First, if you order a “plain pie” at Pepe’s or Sally’s, you will inevitably be greeted by a cheeseless pizza. That’s because, owing to the long-standing tradition of making tomato pies started by Frank himself back in the 1920s, the “plain” signifies a pie without mozzarella. It’s still delicious, mind you, but probably not what you’re used to.
Second, cheese is referred to in-house as “mootz” or “sca-mootz”. The origin of “mootz” should be obvious if you’ve ever watched a film by Martin Scorsese -- it’s an Italian pronunciation of “mozzarella”. As for “sca-mootz”, that’s derived from “scamorza”, a type of smoked mozzarella cheese that was originally used on the pies before its paler cousin took center stage.
Third, the slices are going to be irregularly shaped, so it’s going to be a lot more difficult to keep track of who in your party has had the most pizza. Be wary of John. Also, you can’t order by the slice, so come hungry. Shouldn’t be a problem for John.
Finally, lines are most likely going to be long. They say “hunger is the best spice” -- not that these pies need any help being the most delicious things you’ve eaten in a long time. Get a bottle of Foxon Park Birch Beer and wait it out.
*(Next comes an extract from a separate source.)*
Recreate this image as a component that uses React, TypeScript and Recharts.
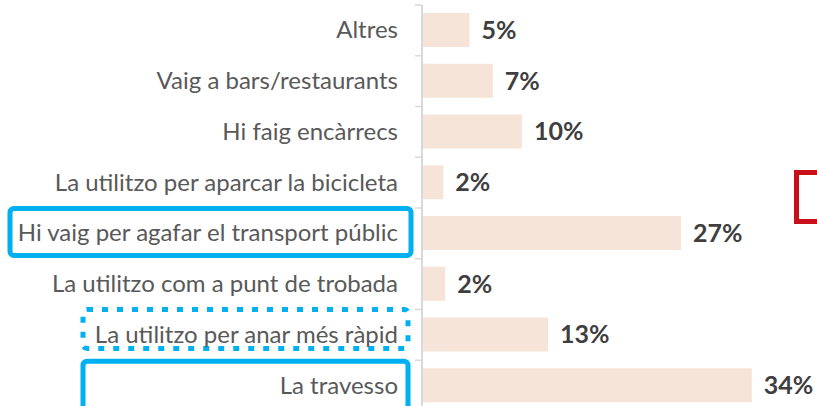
import React from 'react';
import { BarChart, Bar, XAxis, YAxis, LabelList } from 'recharts';

const categories = [
    'Altres',
    'Vaig a bars/restaurants',
    'Hi faig encàrrecs',
    'La utilitzo per aparcar la bicicleta',
    'Hi vaig per agafar el transport públic',
    'La utilitzo com a punt de trobada',
    'La utilitzo per anar més ràpid',
    'La travesso',
];
const values = [4.9, 7.3, 10.3, 2.2, 26.7, 2.4, 13.0, 34.0];

const data = categories.map((name, i) => ({ name, value: values[i] }));

// boxes drawn around some of the labels (offsets from the tick centre)
const highlights: Record<string, { left: number; right: number; top: number; bottom: number; dotted?: boolean }> = {
    'Hi vaig per agafar el transport públic': { left: 10, right: 411, top: -25, bottom: 22 },
    'La utilitzo per anar més ràpid': { left: 83, right: 408, top: -25.5, bottom: 13.5, dotted: true },
    'La travesso': { left: 83, right: 408, top: -24.5, bottom: 26 },
};

const W = 817;
const H = 416;
const TOP = 5;
const BOTTOM = 5;
const AXIS_X = 422;
const BAND = (H - TOP - BOTTOM) / categories.length;
const FONT = 'Lato, "Open Sans", sans-serif';

const CategoryTick = (props: any) => {
    const { x, y, payload, index } = props;
    const hl = highlights[payload.value];
    return (
        <g>
            <line x1={AXIS_X - 7} x2={AXIS_X} y1={y - BAND / 2} y2={y - BAND / 2} stroke="#D9D9D9" strokeWidth={1.5} />
            {index === categories.length - 1 && (
                <line x1={AXIS_X - 7} x2={AXIS_X} y1={y + BAND / 2} y2={y + BAND / 2} stroke="#D9D9D9" strokeWidth={1.5} />
            )}
            {hl && (
                <rect
                    x={hl.left}
                    y={y + hl.top}
                    width={hl.right - hl.left}
                    height={hl.bottom - hl.top}
                    rx={4}
                    fill="none"
                    stroke="#00B0F0"
                    strokeWidth={5}
                    strokeDasharray={hl.dotted ? '6 9' : undefined}
                />
            )}
            <text x={x} y={y} dy={8} textAnchor="end" fill="#595959" fontSize={24} fontFamily={FONT}>
                {payload.value}
            </text>
        </g>
    );
};

const App = () => {
    return (
        <div style={{ position: 'absolute', left: 0, top: 0, width: W, height: 406, overflow: 'hidden', background: '#fff' }}>
            <BarChart
                width={W}
                height={H}
                data={data}
                layout="vertical"
                margin={{ top: TOP, right: 7, bottom: BOTTOM, left: 0 }}
            >
                <XAxis type="number" domain={[0, 40]} hide />
                <YAxis
                    type="category"
                    dataKey="name"
                    width={AXIS_X}
                    interval={0}
                    tickLine={false}
                    tickSize={0}
                    tickMargin={24}
                    axisLine={{ stroke: '#D9D9D9', strokeWidth: 2 }}
                    tick={<CategoryTick />}
                />
                <Bar dataKey="value" fill="#F6E4D9" barSize={34} isAnimationActive={false}>
                    <LabelList
                        dataKey="value"
                        position="right"
                        offset={12}
                        formatter={(v: any) => `${Math.round(Number(v))}%`}
                        fill="#3F3F3F"
                        fontSize={25}
                        fontWeight="bold"
                        fontFamily={FONT}
                    />
                </Bar>
            </BarChart>
            <div
                style={{
                    position: 'absolute',
                    left: 794,
                    top: 170,
                    width: 40,
                    height: 54,
                    border: '5px solid #C8101A',
                    boxSizing: 'border-box',
                }}
            />
        </div>
    );
};

export default App;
The competition between Sally’s and Pepe’s is so fierce that it’s infiltrated the highest levels of the American government. Legend has it that Ronald Reagan was a Pepe’s man, while Bill Clinton prefers Sally’s. Families live and die by their pizza allegiances. For reference, see this conversation between a Pepe’s acolyte and her mother: Pepe’s acolyte: Have we ever gone to Sally's for pizza? Mother: Never. Pepe’s all the way. But don't let that die-hard attitude sway you -- the competition is friendly and, for an outsider (read: pizza pilgrim), completely guilt-free.
So where will you stand on this great debate? Pepe’s? Sally’s? Modern? Bar? Or maybe any of the slew of other upstarts looking to get in on the apizza action (Est Est Est, Brick Oven, Wall Street Pizza, A-1)?
You should probably go to New Haven to find out.